23. The second issue for determination is whether the orders of injunction can be issued pending an appeal. Having articulated itself in the ruling that was delivered on the 11th March, 2019 and since the current application is not an application for review of this court’s order, then I find no basis of departing from the same since the court already expressed itself on the issue of temporary injunction restraining the defendant/Respondent from selling the suit property herein. Article 50 (1) of the Constitution provides;
“Every person has the right to have any dispute that can be resolved by the application of law decided in a fair and public hearing before a court or, if appropriate, another independent and impartial tribunal or body”.
24. The defendant /Respondent opted not to file a replying affidavit to the application dated 29thApril, 2018 but filed grounds of opposition in response thereto. In view of this, the averments in the applicant’s supporting affidavit remain unchallenged, and therefore the defendant/respondent has not demonstrated the prejudice it stands to suffer, if an injunction pending appeal is granted.
In the case of MOHAMMED & ANOTHER VRS HAIDARA (1972) E.A 166 at page 167,F H SPRY V considered the failure by a party to file any reply to allegations set out in evidence and expressed himself as follows;
“The respondent made no attempt to reply to these allegations and they therefor remain unrebutted…..here, the respondent’s affidavit gives no material facts and the only real evidence of facts is that contained in the appellants’ affidavit. In these circumstances, it seems to me that a replying affidavit was essential. There was no need for it to be prolix but it should have made clear which of the facts alleged by the appellants were denied”.

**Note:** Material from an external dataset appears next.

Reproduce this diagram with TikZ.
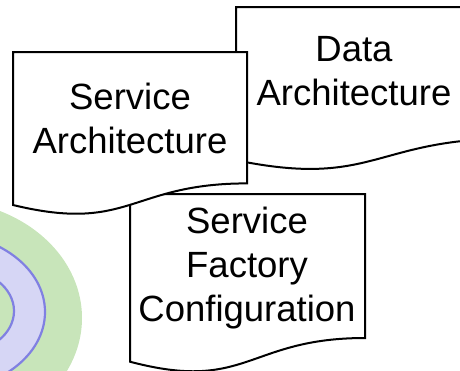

25. In fact, in the case of KENYA AKIBA MICRO-FINANCING LIMITED VRS EZEKIEL CHEBII & 14 OTHERS (2012) e KLR, the court stated as follows;
“In my view, a statement made on oath should as a matter of fact be expressly denied on oath. If not challenged, it remains a fact and the truth for the matter”
26. In analysis, I find that the Defendant/Respondent will not suffer any prejudice if an injunction pending the hearing and determination of the intended appeal against the ruling of this court delivered on 11th March 2019, since it has in its possession the certificates of title of the two suit properties and the plaintiff/applicants having already been ordered to pay the auctioneers fees by this court. For this court, that is adequate security.
27. In the upshot, the Plaintiff/Applicant’s application dated 29th April, 2019 succeeds and a temporary injunction restraining the Defendants/Respondents its employees, servants, and or agent or any other wise assigns from alienating, advertising for sale offering for sale, selling taking possession of leasing, transferring, charging or otherwise in any manner whatever interfering with parcels of land title number KWALE/MCHINGIRI/379 and NUMBER KWALE/MCHINGIRI/380 to issue pending the lodging, filing and hearing of the intended appeal at the court of appeal.
28. The applicant be and is hereby ordered to lodge the said appeal within 60 days for this date.
Costs shall be in the cause.
Delivered, signed and dated this 7th day of June, 2019.